## Your goal:
Look through the listing below for the line containing "Clone this chart in matplotlib.". Copy it and each line after it up to and including the line containing "from matplotlib.lines import Line2D", exactly, leaving out pictures.

══ Data listing ══

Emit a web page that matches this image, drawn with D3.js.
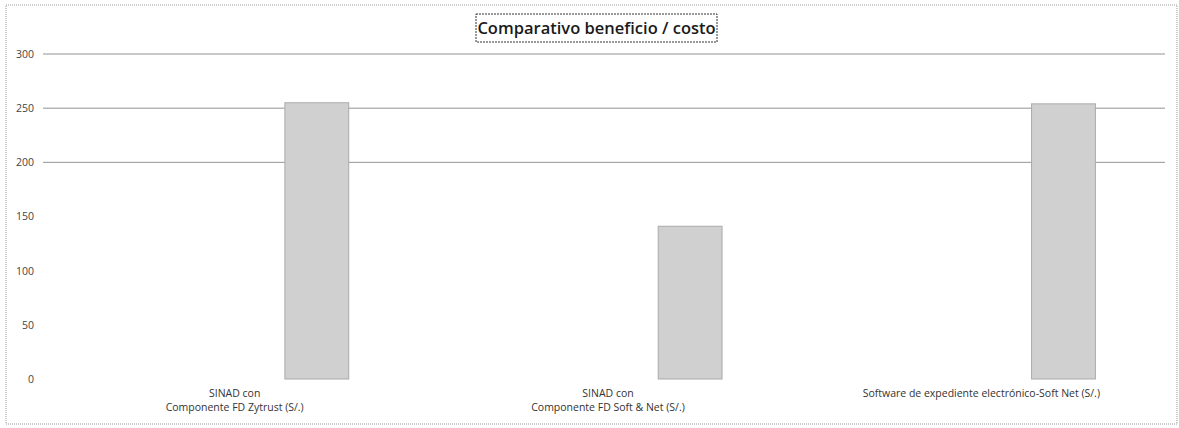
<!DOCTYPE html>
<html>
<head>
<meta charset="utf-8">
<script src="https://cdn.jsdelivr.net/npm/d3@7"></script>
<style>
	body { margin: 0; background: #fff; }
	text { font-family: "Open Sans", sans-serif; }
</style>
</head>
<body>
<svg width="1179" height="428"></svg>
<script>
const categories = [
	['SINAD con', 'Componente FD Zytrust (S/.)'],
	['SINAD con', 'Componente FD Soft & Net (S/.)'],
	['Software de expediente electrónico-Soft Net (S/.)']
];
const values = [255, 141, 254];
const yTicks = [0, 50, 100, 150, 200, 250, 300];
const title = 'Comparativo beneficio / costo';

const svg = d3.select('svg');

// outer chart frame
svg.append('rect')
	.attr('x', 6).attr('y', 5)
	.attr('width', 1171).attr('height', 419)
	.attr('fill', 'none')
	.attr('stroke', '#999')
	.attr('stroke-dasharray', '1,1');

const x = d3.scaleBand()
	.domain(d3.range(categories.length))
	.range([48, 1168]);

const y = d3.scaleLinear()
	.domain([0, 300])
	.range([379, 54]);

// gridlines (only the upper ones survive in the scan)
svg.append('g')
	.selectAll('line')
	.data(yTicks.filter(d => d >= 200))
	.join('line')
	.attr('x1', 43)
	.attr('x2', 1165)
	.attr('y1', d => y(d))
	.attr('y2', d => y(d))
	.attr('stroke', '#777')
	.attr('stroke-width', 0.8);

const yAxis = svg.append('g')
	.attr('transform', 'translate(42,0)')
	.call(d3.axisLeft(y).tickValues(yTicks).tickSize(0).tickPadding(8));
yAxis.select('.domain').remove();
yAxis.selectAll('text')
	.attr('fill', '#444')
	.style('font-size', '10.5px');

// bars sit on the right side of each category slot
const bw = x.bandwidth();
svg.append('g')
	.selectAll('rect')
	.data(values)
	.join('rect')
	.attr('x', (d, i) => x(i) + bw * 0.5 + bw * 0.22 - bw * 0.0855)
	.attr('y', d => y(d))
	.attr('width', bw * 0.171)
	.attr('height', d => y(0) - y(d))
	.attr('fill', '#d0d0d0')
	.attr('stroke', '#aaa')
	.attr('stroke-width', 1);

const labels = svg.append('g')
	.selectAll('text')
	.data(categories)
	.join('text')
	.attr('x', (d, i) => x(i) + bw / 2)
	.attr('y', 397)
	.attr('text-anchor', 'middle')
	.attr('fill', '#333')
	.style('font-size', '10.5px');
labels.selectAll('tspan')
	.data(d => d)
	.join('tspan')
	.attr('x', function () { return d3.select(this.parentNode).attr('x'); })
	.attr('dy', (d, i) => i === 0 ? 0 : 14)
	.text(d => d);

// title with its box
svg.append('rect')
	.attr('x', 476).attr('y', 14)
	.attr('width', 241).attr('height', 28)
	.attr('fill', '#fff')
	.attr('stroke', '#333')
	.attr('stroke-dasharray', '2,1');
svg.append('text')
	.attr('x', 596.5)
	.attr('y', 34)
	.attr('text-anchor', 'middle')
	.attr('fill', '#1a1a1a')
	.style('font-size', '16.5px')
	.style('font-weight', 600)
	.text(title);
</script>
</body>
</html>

═══
══ Data listing ══

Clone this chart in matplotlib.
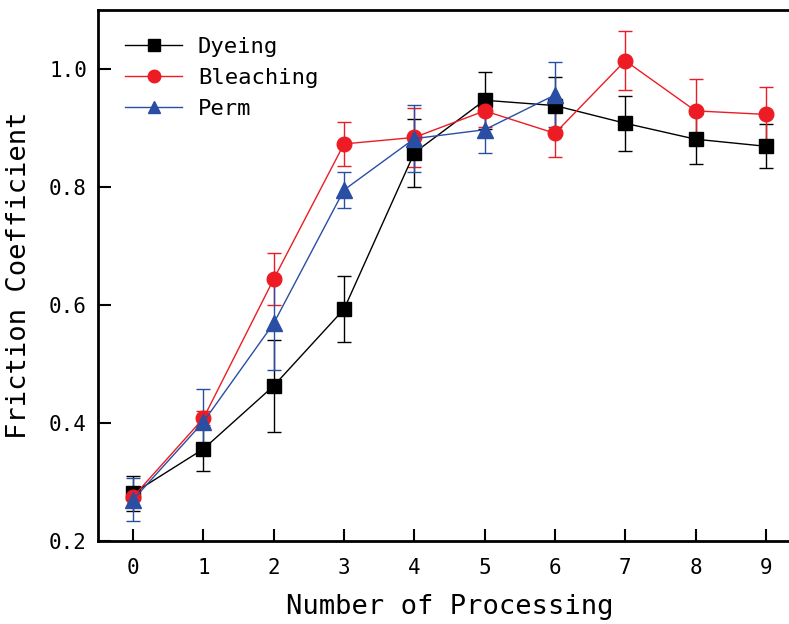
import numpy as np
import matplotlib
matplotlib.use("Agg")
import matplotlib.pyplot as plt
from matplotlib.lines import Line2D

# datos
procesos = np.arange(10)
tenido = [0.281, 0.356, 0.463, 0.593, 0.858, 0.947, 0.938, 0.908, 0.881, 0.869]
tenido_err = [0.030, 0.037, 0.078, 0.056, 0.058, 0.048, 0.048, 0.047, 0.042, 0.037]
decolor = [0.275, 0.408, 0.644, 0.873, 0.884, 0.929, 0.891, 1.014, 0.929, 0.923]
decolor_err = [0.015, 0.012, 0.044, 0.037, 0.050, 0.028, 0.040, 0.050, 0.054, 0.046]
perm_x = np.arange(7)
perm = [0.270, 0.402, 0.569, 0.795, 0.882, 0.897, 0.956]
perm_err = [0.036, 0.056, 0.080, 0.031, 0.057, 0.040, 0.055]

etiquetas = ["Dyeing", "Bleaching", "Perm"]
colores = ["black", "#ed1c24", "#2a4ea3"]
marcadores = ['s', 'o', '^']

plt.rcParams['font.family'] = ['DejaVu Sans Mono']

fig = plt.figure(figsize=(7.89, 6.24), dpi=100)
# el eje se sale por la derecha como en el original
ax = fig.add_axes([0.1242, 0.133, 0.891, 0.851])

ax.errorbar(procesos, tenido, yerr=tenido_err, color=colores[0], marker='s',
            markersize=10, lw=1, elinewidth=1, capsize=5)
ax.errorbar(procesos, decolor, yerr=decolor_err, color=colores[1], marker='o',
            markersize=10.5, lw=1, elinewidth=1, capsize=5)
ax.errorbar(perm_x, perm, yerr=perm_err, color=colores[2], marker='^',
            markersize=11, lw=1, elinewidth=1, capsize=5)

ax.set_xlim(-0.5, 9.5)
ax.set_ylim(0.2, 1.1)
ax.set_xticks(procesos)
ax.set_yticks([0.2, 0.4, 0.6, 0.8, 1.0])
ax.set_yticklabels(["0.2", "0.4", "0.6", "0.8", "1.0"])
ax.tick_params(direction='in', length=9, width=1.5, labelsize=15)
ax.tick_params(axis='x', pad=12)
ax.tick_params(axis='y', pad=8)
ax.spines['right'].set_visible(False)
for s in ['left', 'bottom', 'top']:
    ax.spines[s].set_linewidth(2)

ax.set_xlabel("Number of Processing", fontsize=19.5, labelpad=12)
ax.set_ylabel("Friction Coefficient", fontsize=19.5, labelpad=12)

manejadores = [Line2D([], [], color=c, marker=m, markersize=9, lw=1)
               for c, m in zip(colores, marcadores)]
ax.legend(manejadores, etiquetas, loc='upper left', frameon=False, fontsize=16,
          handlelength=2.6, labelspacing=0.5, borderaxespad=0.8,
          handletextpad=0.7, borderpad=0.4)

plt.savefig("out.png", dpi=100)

═══
══ Data listing ══

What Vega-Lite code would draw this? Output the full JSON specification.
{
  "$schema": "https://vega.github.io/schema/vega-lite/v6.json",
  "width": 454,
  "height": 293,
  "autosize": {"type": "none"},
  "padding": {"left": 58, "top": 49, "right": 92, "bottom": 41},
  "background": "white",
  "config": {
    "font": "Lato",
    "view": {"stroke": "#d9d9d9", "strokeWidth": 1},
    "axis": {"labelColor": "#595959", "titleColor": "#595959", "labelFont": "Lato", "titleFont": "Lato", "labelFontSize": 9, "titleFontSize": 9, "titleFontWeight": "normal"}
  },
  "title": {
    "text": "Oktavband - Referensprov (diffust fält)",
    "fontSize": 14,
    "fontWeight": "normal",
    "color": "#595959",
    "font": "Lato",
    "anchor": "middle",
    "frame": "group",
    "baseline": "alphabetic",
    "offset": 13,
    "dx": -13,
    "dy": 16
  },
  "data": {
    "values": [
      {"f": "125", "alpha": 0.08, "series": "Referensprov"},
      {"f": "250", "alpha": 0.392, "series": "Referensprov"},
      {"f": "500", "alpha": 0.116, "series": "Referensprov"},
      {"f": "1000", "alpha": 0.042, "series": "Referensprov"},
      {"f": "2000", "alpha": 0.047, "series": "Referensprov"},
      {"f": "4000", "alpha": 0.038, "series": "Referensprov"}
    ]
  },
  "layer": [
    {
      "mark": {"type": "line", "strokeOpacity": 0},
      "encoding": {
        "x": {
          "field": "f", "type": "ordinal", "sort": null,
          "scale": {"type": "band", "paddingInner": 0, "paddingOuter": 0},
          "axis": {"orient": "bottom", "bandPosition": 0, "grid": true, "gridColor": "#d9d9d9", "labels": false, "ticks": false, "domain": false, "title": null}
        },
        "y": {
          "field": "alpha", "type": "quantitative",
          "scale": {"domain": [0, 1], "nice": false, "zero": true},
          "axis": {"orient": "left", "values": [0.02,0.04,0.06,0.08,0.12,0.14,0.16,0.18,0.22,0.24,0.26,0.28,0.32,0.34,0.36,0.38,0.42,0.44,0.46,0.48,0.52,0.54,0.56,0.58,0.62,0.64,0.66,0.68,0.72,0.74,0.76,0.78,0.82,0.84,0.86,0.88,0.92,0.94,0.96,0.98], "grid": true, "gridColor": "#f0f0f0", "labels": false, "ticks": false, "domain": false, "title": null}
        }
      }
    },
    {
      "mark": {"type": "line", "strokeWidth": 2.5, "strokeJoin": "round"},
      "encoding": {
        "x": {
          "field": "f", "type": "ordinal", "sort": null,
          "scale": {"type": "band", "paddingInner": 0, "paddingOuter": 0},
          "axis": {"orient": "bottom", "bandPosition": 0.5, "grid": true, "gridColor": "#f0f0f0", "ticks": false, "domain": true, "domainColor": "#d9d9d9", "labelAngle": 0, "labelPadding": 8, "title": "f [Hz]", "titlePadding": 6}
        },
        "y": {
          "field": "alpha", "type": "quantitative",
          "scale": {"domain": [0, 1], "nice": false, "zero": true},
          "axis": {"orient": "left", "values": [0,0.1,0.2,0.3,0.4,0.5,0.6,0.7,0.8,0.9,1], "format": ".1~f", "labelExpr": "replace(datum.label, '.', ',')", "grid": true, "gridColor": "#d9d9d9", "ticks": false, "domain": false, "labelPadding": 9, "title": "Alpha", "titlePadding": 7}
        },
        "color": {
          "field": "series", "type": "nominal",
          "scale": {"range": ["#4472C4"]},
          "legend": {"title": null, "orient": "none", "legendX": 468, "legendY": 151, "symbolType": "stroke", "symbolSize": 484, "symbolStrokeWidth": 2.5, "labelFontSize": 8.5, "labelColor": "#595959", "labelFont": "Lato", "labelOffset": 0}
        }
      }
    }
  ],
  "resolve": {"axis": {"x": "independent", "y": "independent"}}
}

═══

## Result below:
Clone this chart in matplotlib.
import numpy as np
import matplotlib
matplotlib.use("Agg")
import matplotlib.pyplot as plt
from matplotlib.lines import Line2D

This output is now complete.